Ok, well I never thought I'd have to post about this. Christmas is celebrated on January 7th by the Orthodox Christians in Egypt because the Orthodox church still follows the Julian calendar, not the Gregorian calendar. Instead of what you may be used to you'll find Santa riding camels here. However, there seems to be an effort not to commercialize Christmas as in the West. Perhaps due to the Islamic influence in the region not to worship idols. Many gifts are purchased at special Christmas bazaar locations. 

Coptic Christians in Egypt are the minority and make up about 10% of the nation. Though it may be less in recent years as they've been heavily under attack during the recent revolutions with many of their churches and places of worship burned and many of their people kidnapped or killed recently in various areas around Egypt with little protection from outside forces.

The week before Christmas the Coptic Churches light special decorated candles and lamps to remind the Christians on Christmas when Joseph lit candles to keep Mary warm during the birth of Jesus. 
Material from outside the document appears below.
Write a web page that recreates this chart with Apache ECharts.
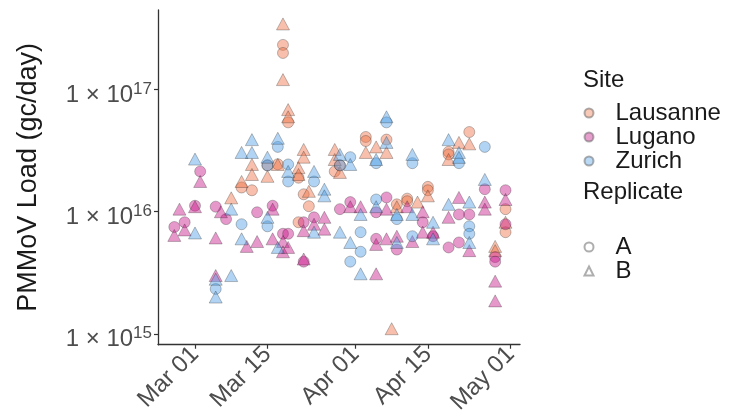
<!DOCTYPE html>
<html>
<head>
<meta charset="utf-8">
<script src="https://cdn.jsdelivr.net/npm/echarts@6/dist/echarts.min.js"></script>
<style>
html,body{margin:0;padding:0;background:#fff;}
#chart{width:736px;height:417px;}
</style>
</head>
<body>
<div id="chart"></div>
<script>
// ---- data (dates, PMMoV load gc/day) ----
const lausanneA = [
["2021-03-10",1.58e16],["2021-03-12",1.5e16],["2021-03-15",2.4e16],["2021-03-17",2.45e16],
["2021-03-18",2.33e17],["2021-03-18",2.0e17],["2021-03-19",5.4e16],["2021-03-21",1.9e16],
["2021-03-21",8.2e15],["2021-03-22",1.39e16],["2021-03-23",1.11e16],["2021-03-28",2.14e16],
["2021-03-29",2.4e16],["2021-04-03",4.1e16],["2021-04-03",3.8e16],["2021-04-07",3.9e16],
["2021-04-09",1.15e16],["2021-04-11",1.28e16],["2021-04-11",1.22e16],["2021-04-15",1.6e16],
["2021-04-15",1.5e16],["2021-04-19",3.1e16],["2021-04-19",2.95e16],["2021-04-23",4.5e16],
["2021-04-30",1.05e16],["2021-04-30",6.8e15]
];
const lausanneB = [
["2021-03-08",1.3e16],["2021-03-10",1.77e16],["2021-03-12",2.44e16],["2021-03-12",2.02e16],
["2021-03-15",1.95e16],["2021-03-17",2.44e16],["2021-03-18",3.46e17],["2021-03-18",1.21e17],
["2021-03-19",6.87e16],["2021-03-19",6.0e16],["2021-03-21",2.3e16],["2021-03-21",2.02e16],
["2021-03-22",3.24e16],["2021-03-22",2.8e16],["2021-03-23",1.47e16],["2021-03-28",3.24e16],
["2021-03-28",2.68e16],["2021-03-29",2.1e16],["2021-04-03",3.06e16],["2021-04-05",3.4e16],
["2021-04-07",3.06e16],["2021-04-08",1.1e15],["2021-04-09",1.1e16],["2021-04-13",1.2e16],
["2021-04-15",1.35e16],["2021-04-19",2.68e16],["2021-04-21",3.7e16],["2021-04-23",3.6e16],
["2021-04-28",5.2e15],["2021-04-28",4.8e15],["2021-04-30",8.2e15]
];
const luganoA = [
["2021-02-25",7.5e15],["2021-02-27",8.2e15],["2021-03-01",1.12e16],["2021-03-02",2.14e16],
["2021-03-05",1.1e16],["2021-03-07",8.7e15],["2021-03-13",9.9e15],["2021-03-16",1.12e16],
["2021-03-18",6.6e15],["2021-03-19",6.6e15],["2021-03-22",8.2e15],["2021-03-22",3.9e15],
["2021-03-24",9.0e15],["2021-03-29",1.05e16],["2021-03-31",1.2e16],["2021-04-05",9.9e15],
["2021-04-05",6.0e15],["2021-04-07",1.31e16],["2021-04-09",4.9e15],["2021-04-14",8.2e15],
["2021-04-16",6.3e15],["2021-04-19",5.1e15],["2021-04-21",9.5e15],["2021-04-21",5.6e15],
["2021-04-23",9.5e15],["2021-04-26",1.53e16],["2021-04-28",4.25e15],["2021-04-28",3.9e15],
["2021-04-30",1.5e16],["2021-04-30",7.9e15]
];
const luganoB = [
["2021-02-25",6.4e15],["2021-02-26",1.05e16],["2021-02-27",7.1e15],["2021-03-01",1.1e16],
["2021-03-02",1.77e16],["2021-03-05",6.1e15],["2021-03-05",3.0e15],["2021-03-06",1.0e16],
["2021-03-11",5.2e15],["2021-03-13",5.7e15],["2021-03-16",1.05e16],["2021-03-16",6.0e15],
["2021-03-18",5.7e15],["2021-03-18",4.7e15],["2021-03-19",5.1e15],["2021-03-22",4.1e15],
["2021-03-22",7.0e15],["2021-03-24",7.9e15],["2021-03-26",9.0e15],["2021-03-26",7.2e15],
["2021-03-31",1.1e16],["2021-04-02",1.1e16],["2021-04-05",5.4e15],["2021-04-05",3.1e15],
["2021-04-07",6.0e15],["2021-04-07",1.05e16],["2021-04-09",6.3e15],["2021-04-11",1.1e16],
["2021-04-12",5.7e15],["2021-04-14",1.0e16],["2021-04-14",6.8e15],["2021-04-16",6.8e15],
["2021-04-19",9.0e15],["2021-04-21",1.31e16],["2021-04-23",4.8e15],["2021-04-26",1.2e16],
["2021-04-26",1.05e16],["2021-04-28",2.7e15],["2021-04-28",1.86e15],["2021-04-30",1.26e16]
];
const zurichA = [
["2021-03-05",2.33e15],["2021-03-10",7.9e15],["2021-03-15",2.4e16],["2021-03-15",7.6e15],
["2021-03-17",3.4e16],["2021-03-19",2.44e16],["2021-03-19",1.77e16],["2021-03-24",1.77e16],
["2021-03-29",2.4e16],["2021-03-31",2.8e16],["2021-03-31",3.9e15],["2021-04-02",6.8e15],
["2021-04-02",4.7e15],["2021-04-05",2.5e16],["2021-04-05",1.26e16],["2021-04-07",5.4e16],
["2021-04-09",8.7e15],["2021-04-12",2.5e16],["2021-04-12",6.3e15],["2021-04-21",2.5e16],
["2021-04-23",7.6e15],["2021-04-23",6.6e15],["2021-04-26",3.4e16]
];
const zurichB = [
["2021-03-01",2.7e16],["2021-03-01",6.7e15],["2021-03-05",2.8e15],["2021-03-05",2.0e15],
["2021-03-08",1.05e16],["2021-03-08",3.0e15],["2021-03-10",3.06e16],["2021-03-10",6.0e15],
["2021-03-12",3.9e16],["2021-03-12",3.06e16],["2021-03-15",2.8e16],["2021-03-15",9.0e15],
["2021-03-17",4.0e16],["2021-03-17",5.1e15],["2021-03-19",2.14e16],["2021-03-24",2.14e16],
["2021-03-24",6.8e15],["2021-03-26",1.53e16],["2021-03-26",1.35e16],["2021-03-29",2.95e16],
["2021-03-29",6.8e15],["2021-03-31",2.44e16],["2021-03-31",5.6e15],["2021-04-02",9.5e15],
["2021-04-02",3.1e15],["2021-04-05",2.68e16],["2021-04-05",1.1e16],["2021-04-07",6.0e16],
["2021-04-07",3.7e16],["2021-04-09",9.5e15],["2021-04-09",5.6e15],["2021-04-12",2.95e16],
["2021-04-12",9.5e15],["2021-04-16",8.2e15],["2021-04-16",6.0e15],["2021-04-19",3.9e16],
["2021-04-19",1.15e16],["2021-04-21",3.06e16],["2021-04-21",2.79e16],["2021-04-23",1.2e16],
["2021-04-23",5.6e15],["2021-04-26",1.84e16]
];
const sites = ["Lausanne","Lugano","Zurich"];
const replicates = ["A","B"];
const xTickDates = ["2021-03-01","2021-03-15","2021-04-01","2021-04-15","2021-05-01"];
const xTickLabels = ["Mar 01","Mar 15","Apr 01","Apr 15","May 01"];
const yTickValues = [1e15,1e16,1e17];

// ---- helpers ----
const BASE = Date.parse("2021-03-01");
const toDay = d => (Date.parse(d) - BASE) / 86400000;
const conv = arr => arr.map(p => [toDay(p[0]), p[1]]);
const xTickDays = xTickDates.map(toDay);

const FONT = '"Liberation Sans", Arial, Helvetica, sans-serif';
const siteColor = {
  Lausanne: 'rgba(240,112,66,0.55)',
  Lugano: 'rgba(200,21,137,0.55)',
  Zurich: 'rgba(78,156,230,0.55)'
};
const siteLegendColor = {Lausanne:'#f8bba5', Lugano:'#e086c1', Zurich:'#a9cff2'};
const BORDER = 'rgba(30,30,30,0.45)';

function mk(name, site, rep, arr){
  return {
    name: name, type: 'scatter', data: conv(arr),
    symbol: rep === 'A' ? 'circle' : 'triangle',
    symbolSize: rep === 'A' ? 11 : [13, 12],
    itemStyle: {color: siteColor[site], borderColor: BORDER, borderWidth: 0.8},
    emphasis: {disabled: true}, silent: true
  };
}
const series = [
  mk('Lausanne A','Lausanne','A',lausanneA), mk('Lausanne B','Lausanne','B',lausanneB),
  mk('Lugano A','Lugano','A',luganoA), mk('Lugano B','Lugano','B',luganoB),
  mk('Zurich A','Zurich','A',zurichA), mk('Zurich B','Zurich','B',zurichB)
];
// legend-only dummy series
sites.forEach(s => series.push({name: s, type: 'scatter', data: [], symbol: 'circle',
  itemStyle: {color: siteLegendColor[s], borderColor: 'rgba(90,90,90,0.6)', borderWidth: 0.6}}));
replicates.forEach(r => series.push({name: r, type: 'scatter', data: [],
  symbol: r === 'A' ? 'circle' : 'triangle',
  itemStyle: {color: '#ffffff', borderColor: '#9a9a9a', borderWidth: 1}}));

const legendText = {fontSize: 24, lineHeight: 23.5, color: '#1a1a1a', fontFamily: FONT, padding: [0, 0, 0, 17]};
const chart = echarts.init(document.getElementById('chart'), null, {renderer: 'canvas'});
chart.setOption({
  animation: false,
  backgroundColor: '#ffffff',
  textStyle: {fontFamily: FONT},
  grid: {left: 158, top: 10, right: 216, bottom: 71, containLabel: false},
  title: [
    {text: 'Site', left: 583, top: 68, padding: 0,
     textStyle: {fontSize: 24, fontWeight: 'normal', color: '#1a1a1a', fontFamily: FONT}},
    {text: 'Replicate', left: 583, top: 180, padding: 0,
     textStyle: {fontSize: 24, fontWeight: 'normal', color: '#1a1a1a', fontFamily: FONT}}
  ],
  legend: [
    {data: sites.map(s => ({name: s, icon: 'circle'})), orient: 'vertical', align: 'left',
     left: 583.5, top: 101, padding: 0, itemGap: 0, itemWidth: 9, itemHeight: 9,
     symbolKeepAspect: true, selectedMode: false, textStyle: legendText},
    {data: [{name: 'A', icon: 'circle'}, {name: 'B', icon: 'triangle'}], orient: 'vertical', align: 'left',
     left: 583.5, top: 235, padding: 0, itemGap: 0, itemWidth: 9, itemHeight: 9,
     symbolKeepAspect: true, selectedMode: false, textStyle: legendText}
  ],
  xAxis: {
    type: 'value', min: -7.15, max: 62.8,
    splitLine: {show: false},
    axisLine: {show: true, onZero: false, lineStyle: {color: '#333333', width: 1.3}},
    axisTick: {show: true, length: 4, customValues: xTickDays, lineStyle: {color: '#333333', width: 1.2}},
    axisLabel: {
      customValues: xTickDays, rotate: 45, margin: 6, fontSize: 24, color: '#4d4d4d', fontFamily: FONT,
      formatter: v => { const i = xTickDays.findIndex(d => Math.abs(d - v) < 0.01); return i >= 0 ? xTickLabels[i] : ''; }
    }
  },
  yAxis: {
    type: 'log', logBase: 10, min: 8.13e14, max: 4.5e17,
    name: 'PMMoV Load (gc/day)', nameLocation: 'middle', nameGap: 116,
    nameTextStyle: {fontSize: 27, color: '#1a1a1a', fontFamily: FONT},
    splitLine: {show: false},
    axisLine: {show: true, onZero: false, lineStyle: {color: '#333333', width: 1.3}},
    axisTick: {show: true, length: 4, customValues: yTickValues, lineStyle: {color: '#333333', width: 1.2}},
    axisLabel: {
      customValues: yTickValues, margin: 6, color: '#4d4d4d', fontFamily: FONT,
      formatter: v => '{b|1 × 10}{s|' + Math.round(Math.log10(v)) + '}',
      rich: {
        b: {fontSize: 24, color: '#4d4d4d', fontFamily: FONT, verticalAlign: 'bottom', lineHeight: 24},
        s: {fontSize: 17, color: '#4d4d4d', fontFamily: FONT, verticalAlign: 'middle', lineHeight: 36}
      }
    }
  },
  series: series
});
</script>
</body>
</html>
On Christmas Eve Egyptians go to mass until midnight wearing their best clothes and then Christmas bells ring to signify the end of mass and the spirit of the holiday. Of course Muslims are welcome to join in the festivities and some do join in. After mass they go home and eat a special Christmas meal called "Fata" made of bread, rice, garlic and boiled meat. The next day people visit and exchange "kaik" a shortbread with a special drink similar to what Muslims share during their holidays. 

Some Coptic Christians travel the route the Holy Family took during their time in Egypt. The largest service is held by the Egyptian Pope at St. Mark's Cathedral in Cairo at 11 PM and is broadcasted on Egyptian TV. Some services go from 9 PM until 4 AM.
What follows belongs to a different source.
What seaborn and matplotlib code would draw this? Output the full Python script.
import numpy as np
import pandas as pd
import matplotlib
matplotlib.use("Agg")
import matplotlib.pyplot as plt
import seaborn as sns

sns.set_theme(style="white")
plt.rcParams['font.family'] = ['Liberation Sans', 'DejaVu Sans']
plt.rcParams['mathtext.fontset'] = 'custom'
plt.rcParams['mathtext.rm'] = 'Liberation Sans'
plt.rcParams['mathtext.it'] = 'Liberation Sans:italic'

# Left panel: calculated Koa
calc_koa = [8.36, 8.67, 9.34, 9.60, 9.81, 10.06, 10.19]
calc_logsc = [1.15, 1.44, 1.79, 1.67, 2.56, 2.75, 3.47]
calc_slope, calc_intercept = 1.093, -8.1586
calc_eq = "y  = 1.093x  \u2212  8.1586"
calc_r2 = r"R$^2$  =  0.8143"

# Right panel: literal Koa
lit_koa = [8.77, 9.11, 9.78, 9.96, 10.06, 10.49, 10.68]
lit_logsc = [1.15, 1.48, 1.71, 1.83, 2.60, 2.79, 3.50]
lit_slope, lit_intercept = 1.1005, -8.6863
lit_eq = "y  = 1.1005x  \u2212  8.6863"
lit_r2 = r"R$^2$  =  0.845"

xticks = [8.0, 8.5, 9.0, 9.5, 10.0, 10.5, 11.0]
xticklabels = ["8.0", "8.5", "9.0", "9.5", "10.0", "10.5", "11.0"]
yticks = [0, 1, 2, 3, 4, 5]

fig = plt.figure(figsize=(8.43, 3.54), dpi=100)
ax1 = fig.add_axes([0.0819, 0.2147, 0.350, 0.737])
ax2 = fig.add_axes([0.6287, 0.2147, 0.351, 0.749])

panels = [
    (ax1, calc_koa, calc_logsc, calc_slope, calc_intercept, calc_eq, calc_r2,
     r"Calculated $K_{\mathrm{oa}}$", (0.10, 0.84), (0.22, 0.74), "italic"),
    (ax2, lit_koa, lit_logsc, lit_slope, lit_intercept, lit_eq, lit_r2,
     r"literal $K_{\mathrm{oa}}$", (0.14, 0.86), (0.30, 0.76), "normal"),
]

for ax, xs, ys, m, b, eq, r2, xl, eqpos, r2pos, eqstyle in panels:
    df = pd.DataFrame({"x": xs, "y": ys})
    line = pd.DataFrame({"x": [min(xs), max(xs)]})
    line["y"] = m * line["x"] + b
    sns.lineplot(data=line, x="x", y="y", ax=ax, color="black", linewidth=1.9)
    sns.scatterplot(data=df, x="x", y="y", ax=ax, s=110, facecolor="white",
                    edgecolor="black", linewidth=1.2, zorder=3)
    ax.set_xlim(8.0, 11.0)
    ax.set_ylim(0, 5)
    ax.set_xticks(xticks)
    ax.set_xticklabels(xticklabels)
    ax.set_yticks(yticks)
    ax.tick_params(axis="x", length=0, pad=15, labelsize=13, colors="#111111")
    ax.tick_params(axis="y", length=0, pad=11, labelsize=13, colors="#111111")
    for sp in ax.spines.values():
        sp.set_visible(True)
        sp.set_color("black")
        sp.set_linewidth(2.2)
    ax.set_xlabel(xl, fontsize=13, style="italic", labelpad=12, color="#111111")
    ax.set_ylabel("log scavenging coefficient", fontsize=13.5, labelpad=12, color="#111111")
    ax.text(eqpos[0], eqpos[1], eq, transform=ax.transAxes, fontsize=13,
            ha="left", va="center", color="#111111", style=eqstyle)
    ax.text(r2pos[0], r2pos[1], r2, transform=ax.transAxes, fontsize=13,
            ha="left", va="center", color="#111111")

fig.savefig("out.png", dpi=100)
However, celebrating Christmas doesn't really seem to be noticed much though in some areas of course you'll come across it. I really found it difficult to find a Christmas tree for example and instead decorated a palm tree. Christmas is sort of a newer holiday in Egypt. It wasn't until 2003 that Hosni Mubarak declared it a national holiday.


----------



## MaidenScotland (Jun 6, 2009)

Hi

The British embassy will do a carol service this year, I have been on previous years and it is a welcome addition to the festive season.. check the embassy website/facebook for details. 
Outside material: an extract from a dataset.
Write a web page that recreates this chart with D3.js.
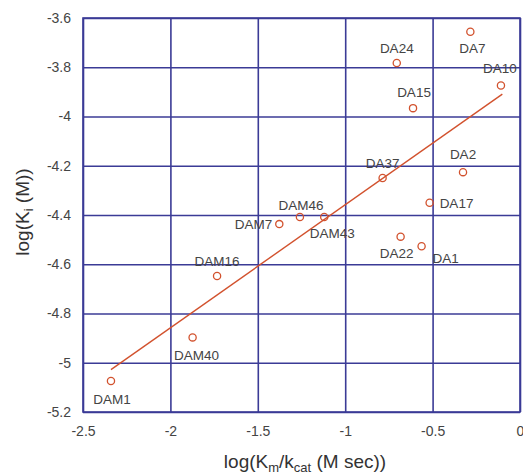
<!DOCTYPE html>
<html>
<head>
<meta charset="utf-8">
<script src="https://cdn.jsdelivr.net/npm/d3@7"></script>
<style>
  body { margin: 0; background: #fff; }
  text { font-family: "Liberation Sans", Arial, sans-serif; }
</style>
</head>
<body>
<div id="chart"></div>
<script>
// Data
const names = ["DAM1", "DAM40", "DAM16", "DAM7", "DAM46", "DAM43", "DA37", "DA2", "DA17", "DA22", "DA1", "DA24", "DA7", "DA10", "DA15"];
const logKm = [-2.34, -1.873, -1.733, -1.377, -1.259, -1.12, -0.786, -0.326, -0.517, -0.683, -0.563, -0.705, -0.284, -0.109, -0.612];
const logKi = [-5.074, -4.897, -4.648, -4.437, -4.408, -4.408, -4.25, -4.226, -4.35, -4.488, -4.527, -3.783, -3.656, -3.874, -3.966];
// label placement: [dx, dy, anchor]
const labelPos = [
    [1, 18, "middle"], [4, 18, "middle"], [0, -15, "middle"], [-7, 0, "end"],
    [1, -12, "middle"], [8, 16, "middle"], [0, -15, "middle"], [0, -18, "middle"],
    [10, 1, "start"], [-4, 17, "middle"], [24, 12, "middle"], [0, -15, "middle"],
    [2, 16, "middle"], [-1, -17, "middle"], [1, -16, "middle"]
];
const trendX = [-2.34, -0.101];
const trendY = [-5.028, -3.909];
const xTicks = [-2.5, -2, -1.5, -1, -0.5, 0];
const yTicks = [-5.2, -5, -4.8, -4.6, -4.4, -4.2, -4, -3.8, -3.6];

const dataset = names.map((n, i) => ({ name: n, x: logKm[i], y: logKi[i], pos: labelPos[i] }));

// Dimensions
let dimensions = {
    width: 523,
    height: 474,
    margin: { top: 18, right: 3, bottom: 62, left: 83 }
};
dimensions.containerWidth = dimensions.width - dimensions.margin.left - dimensions.margin.right;
dimensions.containerHeight = dimensions.height - dimensions.margin.top - dimensions.margin.bottom;

const svg = d3.select("#chart")
    .append("svg")
    .attr("width", dimensions.width)
    .attr("height", dimensions.height);

const container = svg.append("g")
    .attr("transform", `translate(${dimensions.margin.left}, ${dimensions.margin.top})`);

// Scales
const xScale = d3.scaleLinear()
    .domain([-2.5, 0])
    .range([0, dimensions.containerWidth]);

const yScale = d3.scaleLinear()
    .domain([-5.2, -3.6])
    .range([dimensions.containerHeight, 0]);

const gridColor = "#3b3b96";
const red = "#d2522e";

// Grid
const xAxis = d3.axisBottom(xScale)
    .tickValues(xTicks)
    .tickSize(-dimensions.containerHeight)
    .tickPadding(14)
    .tickFormat(d => d);

const xAxisGroup = container.append("g")
    .attr("transform", `translate(0, ${dimensions.containerHeight})`)
    .call(xAxis);

const yAxis = d3.axisLeft(yScale)
    .tickValues(yTicks)
    .tickSize(-dimensions.containerWidth)
    .tickPadding(12)
    .tickFormat(d => d);

const yAxisGroup = container.append("g")
    .call(yAxis);

[xAxisGroup, yAxisGroup].forEach(g => {
    g.select(".domain").remove();
    g.selectAll(".tick line")
        .attr("stroke", gridColor)
        .attr("stroke-width", 1.6);
    g.selectAll(".tick text")
        .attr("fill", "#444")
        .style("font-size", "14px");
});

container.append("rect")
    .attr("width", dimensions.containerWidth)
    .attr("height", dimensions.containerHeight)
    .attr("fill", "none")
    .attr("stroke", gridColor)
    .attr("stroke-width", 1.6);

// Trend line
container.append("line")
    .attr("x1", xScale(trendX[0]))
    .attr("y1", yScale(trendY[0]))
    .attr("x2", xScale(trendX[1]))
    .attr("y2", yScale(trendY[1]))
    .attr("stroke", red)
    .attr("stroke-width", 1.4);

// Points
container.selectAll("circle.pt")
    .data(dataset)
    .join("circle")
        .attr("class", "pt")
        .attr("r", 3.6)
        .attr("fill", "none")
        .attr("stroke", red)
        .attr("stroke-width", 1.3)
        .attr("cx", d => xScale(d.x))
        .attr("cy", d => yScale(d.y));

// Labels
container.selectAll("text.lbl")
    .data(dataset)
    .join("text")
        .attr("class", "lbl")
        .attr("x", d => xScale(d.x) + d.pos[0])
        .attr("y", d => yScale(d.y) + d.pos[1])
        .attr("dy", "0.35em")
        .attr("text-anchor", d => d.pos[2])
        .attr("fill", "#444")
        .style("font-size", "13.5px")
        .text(d => d.name);

// Axis titles
const xTitle = svg.append("text")
    .attr("x", 305)
    .attr("y", 468)
    .attr("text-anchor", "middle")
    .attr("fill", "#333")
    .style("font-size", "19px");
xTitle.append("tspan").text("log(K");
xTitle.append("tspan").attr("dy", 4).style("font-size", "13px").text("m");
xTitle.append("tspan").attr("dy", -4).text("/k");
xTitle.append("tspan").attr("dy", 4).style("font-size", "13px").text("cat");
xTitle.append("tspan").attr("dy", -4).text(" (M sec))");

const yTitle = svg.append("text")
    .attr("transform", "translate(29, 212) rotate(-90)")
    .attr("text-anchor", "middle")
    .attr("fill", "#333")
    .style("font-size", "19px");
yTitle.append("tspan").text("log(K");
yTitle.append("tspan").attr("dy", 4).style("font-size", "13px").text("i");
yTitle.append("tspan").attr("dy", -4).text(" (M))");
</script>
</body>
</html>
You can order a ready cooked turkey with the trimmings from the Marriott Hotel .. or from La Bodega.


You can find plenty of artificial Christmas trees all over Cairo

Lots of bazaars etc on throughout the expat community.. I usually put the list up on the wall when I receive it. 


Christmas parties... the BCA Maadi usually do one for kids but I am not sure if it is for members only.

Christmas day is not a national holiday so make sure you are getting it off at work...


----------



## MaidenScotland (Jun 6, 2009)

zaytoona said:


> Ok, well I never thought I'd have to post about this. Christmas is celebrated on January 7th by the Orthodox Christians in Egypt because the Orthodox church still follows the Julian calendar, not the Gregorian calendar. Instead of what you may be used to you'll find Santa riding camels here. However, there seems to be an effort not to commercialize Christmas as in the West. Perhaps due to the Islamic influence in the region not to worship idols. Many gifts are purchased at special Christmas bazaar locations.
> 
> Coptic Christians in Egypt are the minority and make up about 10% of the nation. Though it may be less in recent years as they've been heavily under attack during the recent revolutions with many of their churches and places of worship burned and many of their people kidnapped or killed recently in various areas around Egypt with little protection from outside forces.
> 
> ...



I am making a good guess... he means December 25


----------



## canuck2010 (Jan 13, 2010)

The Marriott has home delivery of Christmas Turkey dinner.

Also, the Christmas charity bazaar is not to be missed, organized by the European embassies, usually held in November (or early December) at the Conrad.


----------



## Helen Ellis (Aug 9, 2008)

If your children are at school with Christians of other nationalities they will notice the differing dates they celebrate Christmas and their different traditions. It makes Christmas last quite a while. 

My choice, as I don't have family here, is to spend Christmas day on the beach or on a boat, just because I can. I'll Skype family in UK when I get back and then go out and meet friends for drinks.


----------